Sprachliche Entwicklung Schritt für Schritt

Eine Sache steht jedenfalls fest: Sprache lernen und Sprechen lernen funktioniert nicht im luftleeren Raum. Früher riet man gehörlosen Eltern, ihre hörenden Kinder vor den Fernseher zu setzen, damit sie so die Lautsprache lernen. Das ging gewaltig schief. Das Gesprochene konnte im wahrsten Sinne des Wortes nicht be-griffen werden, weil es wenig mit den Kindern zu tun hatte. Erst durch Interaktion und sinnliche Erfahrungen wird Sprache sinnvoll.

Zunächst aber ist Sprechen für das Baby ein Spiel, ein Ausprobieren. Im Alter von 0 bis 5 Monaten steckt es im sogenannten Vorsilbenalter. Es probiert alles Mögliche mit Zunge, Lippen, Zähnen und Gaumen, was manchmal recht lustig aussieht und komische Geräusche zur Folge hat. So lernt das Baby spielerisch, mit Hilfe welcher Muskeln und Bewegungen sich welche Töne erzeugen lassen. Nach und nach bevorzugt das Baby bestimmte Geräusche und wiederholt diese immer wieder. Zwischen dem sechsten und dem neunten Monat klingt es allmählich, als würde dem Gebrabbel ein tieferer Sinn zugrunde liegen. Das „Silbenalter“ hat begonnen, die eigentliche „Lallphase“. Das Baby beginnt nun, Töne und Betonungen nachzuahmen.

baby zunge sprechen

Die Bedeutung der Wörter, die es allmählich beginnt nachzusprechen, versteht das Kind erst ab etwa dem zwölften Lebensmonat. Nun kommt auch ein Verständnis dafür auf, wie vorteilhaft es sein kann, sich sprachlich mit den Bezugspersonen zu verständigen.

Mit anderthalb Jahren verfügen Kinder im Schnitt über einen Wortschatz von 50 Wörtern und können daraus schon die berüchtigten Zwei-Wort-Sätze bilden. Im folgenden halben Jahr vervierfacht sich dann der Wortschatz. Manch ein Kind lernt in dieser Zeit alle 90 Minuten ein neues Wort!

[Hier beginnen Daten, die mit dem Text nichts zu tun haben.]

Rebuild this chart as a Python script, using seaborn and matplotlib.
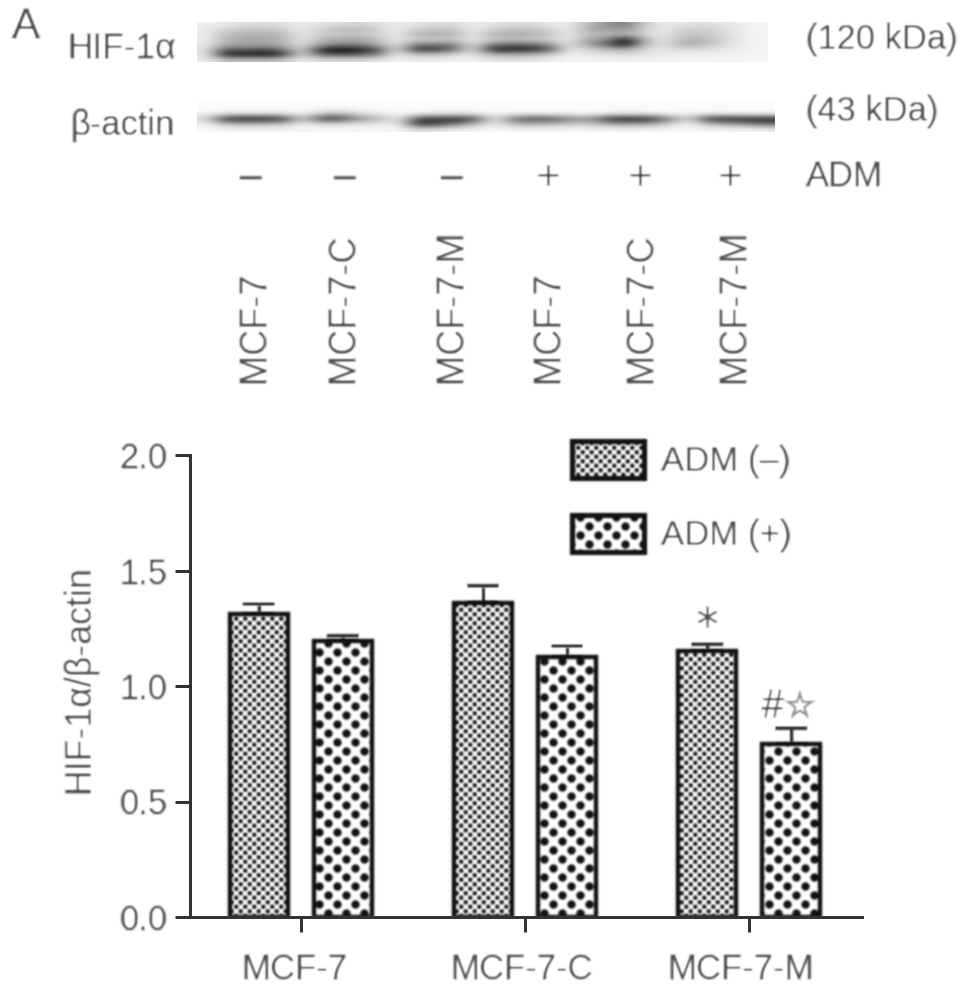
import numpy as np
import pandas as pd
import matplotlib
matplotlib.use("Agg")
import matplotlib.pyplot as plt
import matplotlib.hatch as mhatch
import matplotlib.patheffects as pe
from matplotlib.colors import PowerNorm
from matplotlib.patches import Patch
from matplotlib.path import Path
from matplotlib.transforms import ScaledTranslation
import seaborn as sns

# ---------- data ----------
cell_lines = ["MCF-7", "MCF-7-C", "MCF-7-M"]
treatments = ["ADM (–)", "ADM (+)"]
adm_minus = [1.313, 1.36, 1.152]
adm_plus = [1.195, 1.125, 0.75]
err_minus = [0.042, 0.073, 0.028]
err_plus = [0.02, 0.048, 0.068]
y_ticks = [0.0, 0.5, 1.0, 1.5, 2.0]
lane_labels = ["MCF-7", "MCF-7-C", "MCF-7-M", "MCF-7", "MCF-7-C", "MCF-7-M"]
lane_signs = ["–", "–", "–", "+", "+", "+"]

# band darkness (0-100) read from the blot, rows top to bottom
hif_blot = [
    [8,12,16,18,16,10,14,18,20,16,9,14,18,18,10,14,18,18,14,8,30,45,55,25,10,14,16,14,10,6],
    [10,22,26,26,24,10,24,30,32,24,9,24,26,26,10,22,28,28,22,9,38,40,45,25,10,24,24,20,10,6],
    [10,30,35,34,32,12,22,25,26,20,10,34,38,36,12,34,38,36,28,10,30,30,35,20,10,26,26,20,10,6],
    [10,32,38,38,34,12,32,38,40,30,10,22,22,24,10,24,26,25,22,10,38,48,92,35,12,32,34,22,12,6],
    [12,38,38,40,36,14,40,50,50,35,12,55,55,55,14,55,60,60,48,12,42,60,95,30,14,36,34,20,10,6],
    [14,65,62,68,58,16,85,95,88,70,14,80,80,60,15,85,88,85,70,12,20,30,35,20,12,18,16,12,10,6],
    [14,88,90,92,85,16,65,70,65,55,10,28,28,22,12,35,35,35,25,10,12,16,18,14,10,10,10,8,8,6],
    [10,30,28,30,25,10,18,18,18,14,8,10,10,8,8,14,14,14,10,6,6,8,8,8,8,6,6,6,6,4],
]
actin_blot = [
    [2,2,2,2,2,2,2,2,2,2,2,2,2,2,2,2,2,2,2,2,2,2,2,2,2,2,2,2,2,2],
    [3,3,3,3,3,3,5,5,3,3,3,3,3,3,3,3,3,3,3,3,3,3,3,3,3,3,3,3,3,3],
    [6,12,12,12,12,6,22,30,14,10,5,8,10,12,10,4,8,8,8,6,5,8,10,8,5,8,8,8,6,6],
    [20,85,88,88,80,25,80,75,45,35,12,75,78,85,70,12,65,70,70,50,50,85,88,85,55,18,80,85,85,85],
    [8,30,32,30,28,8,18,16,14,12,12,85,70,55,30,10,35,35,32,25,25,40,40,38,22,8,30,40,50,60],
    [4,6,6,6,6,5,5,5,5,5,5,16,12,8,6,4,6,6,6,5,6,6,6,6,5,4,6,6,6,8],
]

# ---------- setup ----------
DPI = 108
W, H = 969, 992
INK = "#464646"
LINE = "#333333"
sns.set_style("ticks")
plt.rcParams["font.family"] = ["Liberation Sans", "DejaVu Sans"]
plt.rcParams["hatch.linewidth"] = 0.2


class CheckerDots(mhatch.HatchPatternBase):
    """Diagonal lattice of filled dots: '.' coarse, '*' fine."""

    def __init__(self, hatch, density):
        self.rows = 2 * density * hatch.count(".") + 4 * density * hatch.count("*")
        self.radius = 0.037 if "." in hatch else 0.019
        self.circle = Path.unit_circle()
        self.n = self.rows * (self.rows // 2)
        self.num_vertices = self.n * len(self.circle.vertices)

    def set_vertices_and_codes(self, vertices, codes):
        if not self.rows:
            return
        cols = self.rows // 2
        nv = len(self.circle.vertices)
        k = 0
        for r in range(self.rows):
            for c in range(cols):
                x = (c + (0.75 if r % 2 else 0.25)) / cols
                y = (r + 0.5) / self.rows
                vertices[k:k + nv] = self.circle.vertices * self.radius + [x, y]
                codes[k:k + nv] = self.circle.codes
                k += nv


mhatch._hatch_types[:] = [CheckerDots]


def soften(sigma):
    radius = int(3 * sigma + 1)
    kernel = np.exp(-0.5 * (np.arange(-radius, radius + 1) / sigma) ** 2)
    kernel /= kernel.sum()

    def _filter(img, dpi):
        pad = radius
        out = np.pad(img, ((pad, pad), (pad, pad), (0, 0)), mode="constant")
        for axis in (0, 1):
            out = np.apply_along_axis(lambda a: np.convolve(a, kernel, mode="same"), axis, out)
        return out, -pad, -pad

    return _filter


BLUR = soften(1.0)
fig = plt.figure(figsize=(W / DPI, H / DPI), dpi=DPI, facecolor="white")


def box(l, t, r, b):
    return [l / W, 1 - b / H, (r - l) / W, (b - t) / H]


def label(x, y, s, size, **kw):
    kw.setdefault("color", INK)
    kw.setdefault("ha", "left")
    kw.setdefault("va", "center")
    t = fig.text(x / W, 1 - y / H, s, fontsize=size, **kw)
    t.set_agg_filter(BLUR)
    return t


# ---------- blots ----------
for data, rect in ((hif_blot, (197, 22, 768, 62)), (actin_blot, (197, 100, 775, 132))):
    bax = fig.add_axes(box(*rect))
    bax.imshow(np.array(data), cmap="gray_r", norm=PowerNorm(1.15, vmin=0, vmax=96),
               aspect="auto", interpolation="bicubic")
    bax.axis("off")

label(12, 27, "A", 28)
label(67, 48, "HIF-1α", 23.5)
label(71, 126, "β-actin", 23)
label(806, 40, "(120 kDa)", 23)
label(806, 112, "(43 kDa)", 23)
label(806, 177, "ADM", 23)
for x, s in zip([251, 345, 452, 548, 640, 730], lane_signs):
    label(x, 178, s, 26, ha="center")
for x, s in zip([255, 343, 452, 549, 641, 735], lane_labels):
    label(x, 382, s, 24, rotation=90, ha="center", va="bottom")

# ---------- bars ----------
df = pd.DataFrame({
    "line": cell_lines * 2,
    "treatment": [treatments[0]] * 3 + [treatments[1]] * 3,
    "ratio": adm_minus + adm_plus,
})
ax = fig.add_axes(box(190, 455, 862, 917))
sns.barplot(data=df, x="line", y="ratio", hue="treatment", order=cell_lines, hue_order=treatments,
            palette=["white", "white"], width=0.75, gap=0.3, errorbar=None, legend=False,
            edgecolor="#111111", linewidth=2.9, ax=ax)
for container, pattern, vals, errs in zip(ax.containers, ["*", "."], (adm_minus, adm_plus), (err_minus, err_plus)):
    xs = []
    for bar in container:
        bar.set_hatch(pattern)
        bar.set_agg_filter(BLUR)
        xs.append(bar.get_x() + bar.get_width() / 2)
    parts = ax.errorbar(xs, vals, yerr=[np.zeros(3), errs], fmt="none", ecolor="#222222",
                        elinewidth=2.2, capsize=10.5, capthick=2.4, zorder=0.5)
    for art in list(parts[1]) + list(parts[2]):
        art.set_agg_filter(BLUR)

ax.set_xlim(-0.4955, 2.504)
ax.set_ylim(0, 2)
ax.set_yticks(y_ticks)
ax.set_yticklabels([f"{v:.1f}" for v in y_ticks])
ax.set_xlabel("")
ax.set_ylabel("HIF-1α/β-actin", fontsize=23.8, color=INK, labelpad=15, y=0.515)
ax.yaxis.label.set_agg_filter(BLUR)
ax.tick_params(axis="y", length=10, width=2, color=LINE, labelsize=23, labelcolor=INK, pad=5)
ax.tick_params(axis="x", length=10, width=2, color=LINE, labelsize=23.2, labelcolor=INK, pad=14)
for t in ax.get_yticklabels():
    t.set_agg_filter(BLUR)
for t, shift_px in zip(ax.get_xticklabels(), [-6.5, -4, -9]):
    t.set_agg_filter(BLUR)
    t.set_transform(t.get_transform() + ScaledTranslation(shift_px / DPI, 0, fig.dpi_scale_trans))
sns.despine(ax=ax)
for side in ("left", "bottom"):
    ax.spines[side].set_linewidth(2)
    ax.spines[side].set_color(LINE)

# ---------- significance marks ----------
bar_mid = ax.containers[0][2]
bar_low = ax.containers[1][2]
xm = bar_mid.get_x() + bar_mid.get_width() / 2
xl = bar_low.get_x() + bar_low.get_width() / 2
star = ax.text(xl - 0.03, 0.91, "☆", fontsize=23, color="#929292", ha="left", va="center",
               family="DejaVu Sans",
               path_effects=[pe.withStroke(linewidth=1.0, foreground="#929292")])
for t in (
    ax.text(xm, 1.205, "*", fontsize=28, color=INK, ha="center", va="baseline", family="DejaVu Sans"),
    ax.text(xl - 0.035, 0.91, "#", fontsize=26, color=INK, ha="right", va="center"),
    star,
):
    t.set_agg_filter(BLUR)

# ---------- legend ----------
handles = [
    Patch(facecolor="white", edgecolor="#111111", hatch="*", linewidth=3.4, label=treatments[0]),
    Patch(facecolor="white", edgecolor="#111111", hatch=".", linewidth=3.4, label=treatments[1]),
]
leg = ax.legend(handles=handles, loc="upper left", bbox_to_anchor=(572 / W, 1 - 441 / H),
                bbox_transform=fig.transFigure, frameon=False, fontsize=23.2, borderpad=0, borderaxespad=0,
                handlelength=2.07, handleheight=1.25, labelspacing=1.06, handletextpad=0.5, labelcolor=INK)
for p in leg.get_patches():
    p.set_agg_filter(BLUR)
for t in leg.get_texts():
    t.set_agg_filter(BLUR)

fig.savefig("out.png", dpi=DPI, facecolor="white")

Ab dem zweiten Lebensjahr können die meisten Kinder in Drei-Wort-Sätzen reden und fangen an, von sich selber zu sprechen, wobei sie für gewöhnlich noch der Anwendung von Fürwörtern geschickt ausweichen – ein „Ball spielen“ wird noch dem „ich spiele Ball“ vorgezogen.

Zwischen dem zweiten und dritten Lebensjahr beginnt dann auch mit einem Wortschatz von 200 bis 300 Wörtern der Grammatikerwerb. Gerade jetzt ist es wichtig, dass die Eltern sich vor Augen halten, dass das Kind sich nicht darüber bewusst ist, dass es Sprechen lernt. Es lernt die Sprache und ihre Regeln beiläufig und hat es einmal eine grammatische Regel entdeckt, dann wird diese ohne Rücksicht auf Verluste angewendet. Was uns Erwachsenen dann als putziger Fehler erscheint, wie ein „Ich habe den Ball aufgehobt“, ist eigentlich ein großer Fortschritt. So nützt es auch wenig, das Kind bei falschen Konstruktionen direkt zu verbessern. Ein beiläufiges korrigieren ist allerdings sinnvoll und hilfreich: „Das ist aber schön, dass du den Ball aufgehoben hast!“.